::: Data shown

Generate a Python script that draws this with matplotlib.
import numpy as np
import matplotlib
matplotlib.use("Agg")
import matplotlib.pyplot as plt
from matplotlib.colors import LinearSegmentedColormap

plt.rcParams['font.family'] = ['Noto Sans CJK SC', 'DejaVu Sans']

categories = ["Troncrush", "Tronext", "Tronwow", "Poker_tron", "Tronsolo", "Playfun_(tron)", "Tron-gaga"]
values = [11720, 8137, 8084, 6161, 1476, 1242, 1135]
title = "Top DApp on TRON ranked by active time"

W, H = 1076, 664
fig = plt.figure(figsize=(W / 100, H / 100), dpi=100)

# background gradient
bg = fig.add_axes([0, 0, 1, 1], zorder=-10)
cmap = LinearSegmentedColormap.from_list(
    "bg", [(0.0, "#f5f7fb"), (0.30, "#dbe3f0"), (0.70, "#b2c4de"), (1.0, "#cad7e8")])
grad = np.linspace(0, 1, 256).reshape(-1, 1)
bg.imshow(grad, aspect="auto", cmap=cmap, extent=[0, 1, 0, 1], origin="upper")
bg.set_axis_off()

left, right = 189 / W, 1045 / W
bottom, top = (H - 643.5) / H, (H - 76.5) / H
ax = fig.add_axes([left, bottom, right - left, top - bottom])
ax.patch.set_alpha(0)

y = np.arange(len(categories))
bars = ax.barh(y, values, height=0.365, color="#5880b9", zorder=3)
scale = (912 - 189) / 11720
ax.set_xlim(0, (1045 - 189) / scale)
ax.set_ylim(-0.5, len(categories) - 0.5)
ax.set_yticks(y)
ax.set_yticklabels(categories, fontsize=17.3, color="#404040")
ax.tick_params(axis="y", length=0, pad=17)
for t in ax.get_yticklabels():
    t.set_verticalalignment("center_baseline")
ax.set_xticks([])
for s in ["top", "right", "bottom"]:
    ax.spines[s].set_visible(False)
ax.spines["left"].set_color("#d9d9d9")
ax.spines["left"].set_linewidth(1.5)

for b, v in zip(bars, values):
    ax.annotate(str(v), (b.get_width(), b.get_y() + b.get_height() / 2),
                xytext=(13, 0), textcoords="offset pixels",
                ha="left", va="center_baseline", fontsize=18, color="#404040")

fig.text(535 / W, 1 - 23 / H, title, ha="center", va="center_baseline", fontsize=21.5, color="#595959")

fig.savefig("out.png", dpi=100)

::::::

### What is needed
Exactly repeat the lines running from the top of the listing to the line bearing "fig = plt.figure(figsize=(W", both of those lines included, and only them.

### Result for this task
Generate a Python script that draws this with matplotlib.
import numpy as np
import matplotlib
matplotlib.use("Agg")
import matplotlib.pyplot as plt
from matplotlib.colors import LinearSegmentedColormap

plt.rcParams['font.family'] = ['Noto Sans CJK SC', 'DejaVu Sans']

categories = ["Troncrush", "Tronext", "Tronwow", "Poker_tron", "Tronsolo", "Playfun_(tron)", "Tron-gaga"]
values = [11720, 8137, 8084, 6161, 1476, 1242, 1135]
title = "Top DApp on TRON ranked by active time"

W, H = 1076, 664
fig = plt.figure(figsize=(W / 100, H / 100), dpi=100)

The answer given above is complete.